Jugendamt im Visier der Staatsanwaltschaft

Die Spurensuche im Untersuchungsausschuss des NRW-Landtages zum Missbrauchsfall in Lügde bringt noch immer neue und erschreckende Details ans Tageslicht. Nun geraten, nach den Jugendämtern Lippe und Hameln-Pyrmont, auch Mitarbeiter der Behörde in Höxter wegen möglicher Aktenmanipulationen ins Visier der Ermittler. „Wir haben den Fall im Blick und prüfen, ob es Anhaltspunkte für eine Straftat gibt“, sagt der Paderborner Oberstaatsanwalt Marco Wibbe.

In dieser Unterkunft auf dem Capingplatz in Lügde missbrauchte Marios S. seine minderjährigen Opfer.

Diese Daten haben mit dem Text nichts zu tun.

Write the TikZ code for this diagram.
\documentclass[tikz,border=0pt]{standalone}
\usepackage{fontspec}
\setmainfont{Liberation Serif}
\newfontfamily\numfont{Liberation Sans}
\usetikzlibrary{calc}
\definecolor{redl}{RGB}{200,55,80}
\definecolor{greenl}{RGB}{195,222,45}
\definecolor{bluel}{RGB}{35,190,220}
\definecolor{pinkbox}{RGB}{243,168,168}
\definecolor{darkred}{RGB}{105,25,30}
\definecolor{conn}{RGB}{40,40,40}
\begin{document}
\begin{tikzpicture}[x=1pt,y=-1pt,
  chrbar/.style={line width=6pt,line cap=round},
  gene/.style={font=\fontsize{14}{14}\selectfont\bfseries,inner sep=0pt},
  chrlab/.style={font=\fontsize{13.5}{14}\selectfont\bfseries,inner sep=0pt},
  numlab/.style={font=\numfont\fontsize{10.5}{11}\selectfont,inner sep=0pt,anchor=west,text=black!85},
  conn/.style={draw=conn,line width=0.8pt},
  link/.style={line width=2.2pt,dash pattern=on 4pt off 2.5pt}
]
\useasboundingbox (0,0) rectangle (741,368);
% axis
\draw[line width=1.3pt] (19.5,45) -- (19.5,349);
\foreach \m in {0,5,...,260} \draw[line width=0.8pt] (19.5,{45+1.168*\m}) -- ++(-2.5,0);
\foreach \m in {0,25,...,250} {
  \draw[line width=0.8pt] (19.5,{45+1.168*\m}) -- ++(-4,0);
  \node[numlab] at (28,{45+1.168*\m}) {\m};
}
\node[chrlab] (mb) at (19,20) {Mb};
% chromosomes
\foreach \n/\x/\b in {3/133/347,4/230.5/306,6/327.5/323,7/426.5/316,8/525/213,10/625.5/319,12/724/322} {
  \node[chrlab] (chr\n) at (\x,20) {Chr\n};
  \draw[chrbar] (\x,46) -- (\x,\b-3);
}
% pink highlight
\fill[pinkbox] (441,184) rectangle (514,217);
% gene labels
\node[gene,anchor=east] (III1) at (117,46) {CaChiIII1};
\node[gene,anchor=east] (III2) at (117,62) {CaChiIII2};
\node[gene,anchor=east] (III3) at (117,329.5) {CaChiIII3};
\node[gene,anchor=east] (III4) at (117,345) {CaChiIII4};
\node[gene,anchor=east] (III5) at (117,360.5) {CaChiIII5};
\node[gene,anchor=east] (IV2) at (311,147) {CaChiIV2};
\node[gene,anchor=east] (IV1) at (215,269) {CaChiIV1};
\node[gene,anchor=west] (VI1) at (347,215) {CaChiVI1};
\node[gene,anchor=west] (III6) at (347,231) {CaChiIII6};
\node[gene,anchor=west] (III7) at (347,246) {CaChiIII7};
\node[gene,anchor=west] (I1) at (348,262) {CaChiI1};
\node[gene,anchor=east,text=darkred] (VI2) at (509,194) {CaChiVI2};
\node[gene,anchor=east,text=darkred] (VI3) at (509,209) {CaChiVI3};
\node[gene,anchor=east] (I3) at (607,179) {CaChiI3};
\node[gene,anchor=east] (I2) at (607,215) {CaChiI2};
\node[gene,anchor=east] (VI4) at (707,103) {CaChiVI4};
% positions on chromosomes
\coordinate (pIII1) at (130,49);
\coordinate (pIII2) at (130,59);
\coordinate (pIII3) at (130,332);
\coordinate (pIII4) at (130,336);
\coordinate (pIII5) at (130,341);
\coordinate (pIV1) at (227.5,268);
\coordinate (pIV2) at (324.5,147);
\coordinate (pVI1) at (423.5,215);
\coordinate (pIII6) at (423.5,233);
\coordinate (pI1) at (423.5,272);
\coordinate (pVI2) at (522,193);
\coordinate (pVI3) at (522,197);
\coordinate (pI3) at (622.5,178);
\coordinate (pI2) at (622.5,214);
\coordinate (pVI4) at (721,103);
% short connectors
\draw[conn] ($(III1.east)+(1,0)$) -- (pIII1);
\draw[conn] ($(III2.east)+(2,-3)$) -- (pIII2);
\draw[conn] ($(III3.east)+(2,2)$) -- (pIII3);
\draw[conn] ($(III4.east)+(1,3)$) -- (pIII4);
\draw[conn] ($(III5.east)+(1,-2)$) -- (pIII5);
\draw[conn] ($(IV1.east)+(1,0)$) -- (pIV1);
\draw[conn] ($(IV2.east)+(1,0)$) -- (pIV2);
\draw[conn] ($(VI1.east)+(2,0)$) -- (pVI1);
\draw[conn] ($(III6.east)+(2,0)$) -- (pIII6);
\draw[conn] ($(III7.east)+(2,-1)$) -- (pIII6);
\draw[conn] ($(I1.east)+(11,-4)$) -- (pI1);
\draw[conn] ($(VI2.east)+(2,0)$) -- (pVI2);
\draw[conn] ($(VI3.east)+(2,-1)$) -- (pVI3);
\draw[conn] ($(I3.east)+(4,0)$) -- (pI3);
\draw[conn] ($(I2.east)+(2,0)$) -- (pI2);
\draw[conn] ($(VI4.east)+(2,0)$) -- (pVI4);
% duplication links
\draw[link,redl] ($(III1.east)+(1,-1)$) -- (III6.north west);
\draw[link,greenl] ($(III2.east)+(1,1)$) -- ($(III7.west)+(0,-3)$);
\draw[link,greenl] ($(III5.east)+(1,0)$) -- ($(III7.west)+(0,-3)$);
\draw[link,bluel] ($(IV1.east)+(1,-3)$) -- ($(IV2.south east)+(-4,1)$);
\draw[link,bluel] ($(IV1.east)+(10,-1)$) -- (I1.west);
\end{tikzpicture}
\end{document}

Das Höxteraner Jugendamt betreute 2016 ein damals achtjähriges Mädchen, das von einem der Lügde-Haupttäter, Mario S., schwer sexuell missbraucht worden war. Er ist ihr Patenonkel. Nach etlichen Missbrauchshinweisen verbot das Amt den Kontakt mit dem Patenonkel. Das Mädchen wurde im Sommer 2017 an eine psychotherapeutische Ambulanz überwiesen und damit die Familienhilfe beendet. Doch die Behörde informierte nicht die Polizei und unternahm auch keine weiteren Schritte. Eine Teamleiterin des Jugendamtes Höxter räumte nun vor den zwölf Ausschussmitgliedern ein, dass sie Akten im Zusammenhang mit den Missbrauchsfällen von Mario S. „bearbeitet“ habe, als der Skandal Anfang 2019 öffentlich wurde und er in Untersuchungshaft saß.
„Ich habe meinen Ohren nicht getraut, aber nun steht der Verdacht im Raum, dass Mitarbeiter in Höxter nachträglich Akten manipuliert haben könnten“, formuliert es der lippische Landtagsabgeordnete Jürgen Berghahn (SPD) sehr defensiv. Der 60-jährige Berghahn ist SPD-Sprecher im Untersuchungsausschuss und hatte an der rund achtstündigen Ausschuss-Sitzung vergangene Woche teilgenommen. Die Jugendamtsmitarbeiterin habe zudem erklärt, dass es normal sei, dass man in einem solchen Fall noch mal die Akten durchgehe und ergänze, erinnert sich Berghahn. „Sollten tatsächlich ungerechtfertigte Änderungen vorgenommen worden sein, wäre das ein Fall auch für die Ermittlungsbehörden. Wir werden auf jeden Fall noch weitere Zeugen zu diesem Komplex vorladen“, betont Berghahn. Natürlich beschäftige es den gesamten Ausschuss, warum und auf wessen Veranlassung diese Änderungen vorgenommen seien. „Wären die vorhandenen Informationen über den Missbrauch in Lügde nicht nur in Höxter, sondern in allen beteiligten Behörden intensiver zusammengefügt worden, wäre den vielen Kindern auf dem Campingplatz womöglich viel entsetzliches Leid erspart geblieben“, erklärt Berghahn.
Im Zusammenhang mit dem Missbrauchsfällen auf dem Campingplatz Eichwald in Lügde hat Detmolder Staatsanwalt im März vergangenen Jahres die Verfahren gegen zwei Polizeibeamte, insgesamt acht Mitarbeiter der Jugendämter Lippe und Hameln-Pyrmont und drei Familienhelfer eingestellt. „Die Ermittlungen haben in keinem Fall zu einem hinreichenden Tatverdacht geführt“, teilte die Behörde mit. Wenn es nun zu Ermittlungen gegen das Jugendamt Höxter komme, sei die Staatsanwaltschaft Paderborn zuständig, sagt der Detmolder Oberstaatsanwalt Ralf Vetter. „Wir haben damals auch gegen Mitarbeiter in Hameln-Pyrmont ermittelt, weil es eine Verbindung zum Jugendamt in Lippe gab“, erklärt Vetter.